Tesla Inc.‘s (NASDAQ:TSLA) Optimus humanoid robot has largely been viewed as an artificial intelligence and robotics play. But according to Micron Technology Inc. (NASDAQ:MU), it could also become a major driver of demand for one of AI’s most overlooked components: memory.
During Micron’s fiscal third-quarter earnings call, CEO Sanjay Mehrotra outlined a long-term vision in which humanoid robots become a significant new market for memory and storage, making a striking comparison with today’s vehicles.
“Humanoid robots carry 10 times the amount of memory as an average L2+ vehicle,” Mehrotra said. “We expect a sustained, substantial multi-decade memory demand cycle to begin in the latter part of this decade.”
While Micron did not mention Tesla specifically, the comments come as Tesla continues to position Optimus as one of its biggest long-term growth opportunities.
Tesla Optimus Could Reshape AI Memory Demand
The comparison underscores how memory-intensive humanoid robots could become as they process real-time vision, perform inference, and plan motion.
According to Mehrotra, continued advances in simulation, foundation models and integrated hardware and software are accelerating the development of physical AI, creating “a growing content-rich opportunity for high-bandwidth, low-power memory and storage that powers real-time perception, inference, and control.”

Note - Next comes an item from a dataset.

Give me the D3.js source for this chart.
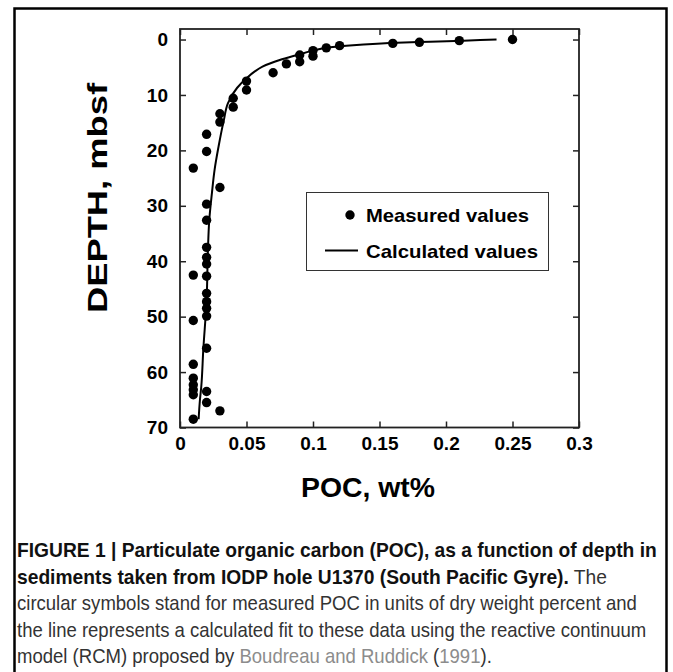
<!DOCTYPE html>
<html>
<head>
<meta charset="utf-8">
<script src="https://cdn.jsdelivr.net/npm/d3@7"></script>
<style>
  html, body { margin: 0; padding: 0; background: #fff; }
  svg { display: block; }
  .tick line { stroke: #222; stroke-width: 1.5; }
  .tick text { font-family: Arial, "Liberation Sans", sans-serif; font-weight: bold; font-size: 19px; fill: #000; }
</style>
</head>
<body>
<div id="container"></div>
<script>
/* Data */
var measuredPoc = [0.25, 0.21, 0.18, 0.16, 0.12, 0.11, 0.10, 0.10, 0.09, 0.09, 0.08, 0.07,
	0.05, 0.05, 0.04, 0.04, 0.03, 0.03, 0.02, 0.02, 0.01, 0.03, 0.02, 0.02, 0.02, 0.02,
	0.02, 0.02, 0.01, 0.02, 0.02, 0.02, 0.02, 0.01, 0.02, 0.01, 0.01, 0.01, 0.01, 0.01,
	0.02, 0.02, 0.03, 0.01];
var measuredDepth = [0, 0.2, 0.5, 0.7, 1.1, 1.5, 2.0, 3.0, 2.8, 4.0, 4.4, 6.0,
	7.5, 9.1, 10.6, 12.2, 13.4, 14.9, 17.1, 20.2, 23.2, 26.7, 29.7, 32.6, 37.5, 39.3,
	40.5, 42.7, 42.5, 45.8, 47.3, 48.5, 49.9, 50.7, 55.7, 58.6, 61.1, 62.3, 63.2, 64.1,
	63.5, 65.5, 67.0, 68.5];

var calcPoc = [0.238, 0.213, 0.188, 0.163, 0.138, 0.113, 0.100, 0.088, 0.075, 0.062, 0.056,
	0.050, 0.043, 0.036, 0.033, 0.029, 0.026, 0.024, 0.022, 0.021, 0.020, 0.0175, 0.016, 0.015, 0.014];
var calcDepth = [0, 0.2, 0.4, 0.6, 0.9, 1.4, 2.0, 2.8, 3.7, 4.9, 5.8,
	7.0, 8.7, 11.5, 14.5, 19.3, 23.5, 27.7, 32.6, 38, 47, 56, 62.6, 65, 68.5];

var xTicks = [0, 0.05, 0.1, 0.15, 0.2, 0.25, 0.3];
var yTicks = [0, 10, 20, 30, 40, 50, 60, 70];

var captionLines = [
	[{t: 'FIGURE 1 | Particulate organic carbon (POC), as a function of depth in', k: 'b'}],
	[{t: 'sediments taken from IODP hole U1370 (South Pacific Gyre).', k: 'b'}, {t: ' The', k: 'r'}],
	[{t: 'circular symbols stand for measured POC in units of dry weight percent and', k: 'r'}],
	[{t: 'the line represents a calculated fit to these data using the reactive continuum', k: 'r'}],
	[{t: 'model (RCM) proposed by ', k: 'r'}, {t: 'Boudreau and Ruddick', k: 'l'}, {t: ' (', k: 'r'}, {t: '1991', k: 'l'}, {t: ').', k: 'r'}]
];

var w = 673, h = 672;

var svg = d3.select('#container').append('svg')
	.attr('width', w)
	.attr('height', h);

/* outer figure frame */
svg.append('path')
	.attr('d', 'M14.5,' + h + 'V8.5H666.5V' + h)
	.attr('fill', 'none')
	.attr('stroke', '#000')
	.attr('stroke-width', 2.5);

/* scales */
var xScale = d3.scaleLinear().domain([0, 0.3]).range([180, 579]),
	yScale = d3.scaleLinear().domain([-1.9, 70]).range([29, 427.5]);

var fmt = d => String(+d.toFixed(2));

/* axes, ticks pointing inwards */
svg.append('g')
	.attr('transform', 'translate(0,' + yScale(70) + ')')
	.call(d3.axisBottom(xScale).tickValues(xTicks).tickSize(-6).tickSizeOuter(0).tickPadding(9).tickFormat(fmt))
	.call(g => g.select('.domain').remove());

svg.append('g')
	.attr('transform', 'translate(0,' + yScale(-1.9) + ')')
	.call(d3.axisTop(xScale).tickValues(xTicks).tickSize(-6).tickSizeOuter(0).tickFormat(''))
	.call(g => g.select('.domain').remove());

svg.append('g')
	.attr('transform', 'translate(' + xScale(0) + ',0)')
	.call(d3.axisLeft(yScale).tickValues(yTicks).tickSize(-6).tickSizeOuter(0).tickPadding(12))
	.call(g => g.select('.domain').remove());

svg.append('g')
	.attr('transform', 'translate(' + xScale(0.3) + ',0)')
	.call(d3.axisRight(yScale).tickValues(yTicks).tickSize(-6).tickSizeOuter(0).tickFormat(''))
	.call(g => g.select('.domain').remove());

/* plot frame */
svg.append('rect')
	.attr('x', xScale(0))
	.attr('y', yScale(-1.9))
	.attr('width', xScale(0.3) - xScale(0))
	.attr('height', yScale(70) - yScale(-1.9))
	.attr('fill', 'none')
	.attr('stroke', '#222')
	.attr('stroke-width', 1.8);

/* calculated line */
var calcData = calcPoc.map((p, i) => ({x: p, y: calcDepth[i]}));
var line = d3.line()
	.x(d => xScale(d.x))
	.y(d => yScale(d.y))
	.curve(d3.curveMonotoneY);

svg.append('path')
	.attr('d', line(calcData))
	.attr('fill', 'none')
	.attr('stroke', '#000')
	.attr('stroke-width', 2);

/* measured points */
var measData = measuredPoc.map((p, i) => ({x: p, y: measuredDepth[i]}));
svg.selectAll('.points')
	.data(measData)
	.enter().append('circle')
	.classed('points', true)
	.attr('cx', d => xScale(d.x))
	.attr('cy', d => yScale(d.y))
	.attr('r', 4.7)
	.attr('fill', '#000');

/* legend */
var legend = svg.append('g');
legend.append('rect')
	.attr('x', 306.5).attr('y', 192.5)
	.attr('width', 242).attr('height', 78)
	.attr('fill', '#fff')
	.attr('stroke', '#333')
	.attr('stroke-width', 1);
legend.append('circle')
	.attr('cx', 350).attr('cy', 215).attr('r', 4.7).attr('fill', '#000');
legend.append('line')
	.attr('x1', 325).attr('x2', 358).attr('y1', 250.5).attr('y2', 250.5)
	.attr('stroke', '#000').attr('stroke-width', 2);
legend.selectAll('.legtext')
	.data(['Measured values', 'Calculated values'])
	.enter().append('text')
	.attr('x', 366)
	.attr('y', (d, i) => 222 + i * 35.5)
	.attr('textLength', (d, i) => i ? 172 : 163)
	.attr('lengthAdjust', 'spacingAndGlyphs')
	.style('font-family', 'Arial, "Liberation Sans", sans-serif')
	.style('font-weight', 'bold')
	.style('font-size', '18.5px')
	.text(d => d);

/* axis titles */
svg.append('text')
	.attr('x', 368).attr('y', 497)
	.attr('text-anchor', 'middle')
	.attr('textLength', 134)
	.attr('lengthAdjust', 'spacingAndGlyphs')
	.style('font-family', 'Arial, "Liberation Sans", sans-serif')
	.style('font-weight', 'bold')
	.style('font-size', '27px')
	.text('POC, wt%');

svg.append('text')
	.attr('transform', 'translate(107,198) rotate(-90)')
	.attr('text-anchor', 'middle')
	.attr('textLength', 230)
	.attr('lengthAdjust', 'spacingAndGlyphs')
	.style('font-family', 'Arial, "Liberation Sans", sans-serif')
	.style('font-weight', 'bold')
	.style('font-size', '28px')
	.text('DEPTH, mbsf');

/* caption: condensed look by a horizontal squeeze of each line */
var cap = svg.append('g')
	.style('font-family', '"Liberation Sans", Arial, sans-serif')
	.style('font-size', '20px');

function addLine(parts, i) {
	var g = cap.append('g');
	var t = g.append('text').attr('x', 0).attr('y', 0).style('white-space', 'pre');
	parts.forEach(function (p) {
		t.append('tspan')
			.style('font-weight', p.k === 'b' ? 'bold' : 'normal')
			.attr('fill', p.k === 'b' ? '#111' : (p.k === 'l' ? '#8c8c8c' : '#333'))
			.text(p.t);
	});
	return g;
}
var rows = captionLines.map(addLine);
var boldSqueeze = 640 / rows[0].select('text').node().getComputedTextLength(),
	regSqueeze = 630 / rows[3].select('text').node().getComputedTextLength();
rows.forEach(function (g, i) {
	var k = i < 2 ? boldSqueeze : regSqueeze;
	g.attr('transform', 'translate(17,' + (557 + i * 26.5) + ') scale(' + k + ',1)');
});
</script>
</body>
</html>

If Tesla succeeds in deploying Optimus at scale across factories and eventually commercial markets, each robot could require substantially more advanced memory than today’s driver-assistance-equipped vehicles, potentially creating a new source of demand for suppliers like Micron.
AI Infrastructure Extends Beyond GPUs
Micron’s broader message was that the AI infrastructure story is expanding beyond graphics processors.
“AI system performance is architecturally dependent on memory subsystem performance and capacity,” Mehrotra said, adding that memory has become “a strategic asset” in the AI era.
The company believes AI-driven demand is outpacing the industry’s ability to add new supply, with Micron now expecting tight memory market conditions to persist beyond calendar 2027.
“We currently do not have line of sight as to when memory supply will be able to catch up with increasing demand,” Mehrotra said.
That outlook suggests the next wave of AI hardware may not be defined solely by data-center GPUs from Nvidia Corp. (NASDAQ:NVDA), but also by the companies supplying the increasingly critical memory required to power everything from AI servers to autonomous vehicles—and eventually, humanoid robots like Tesla’s Optimus.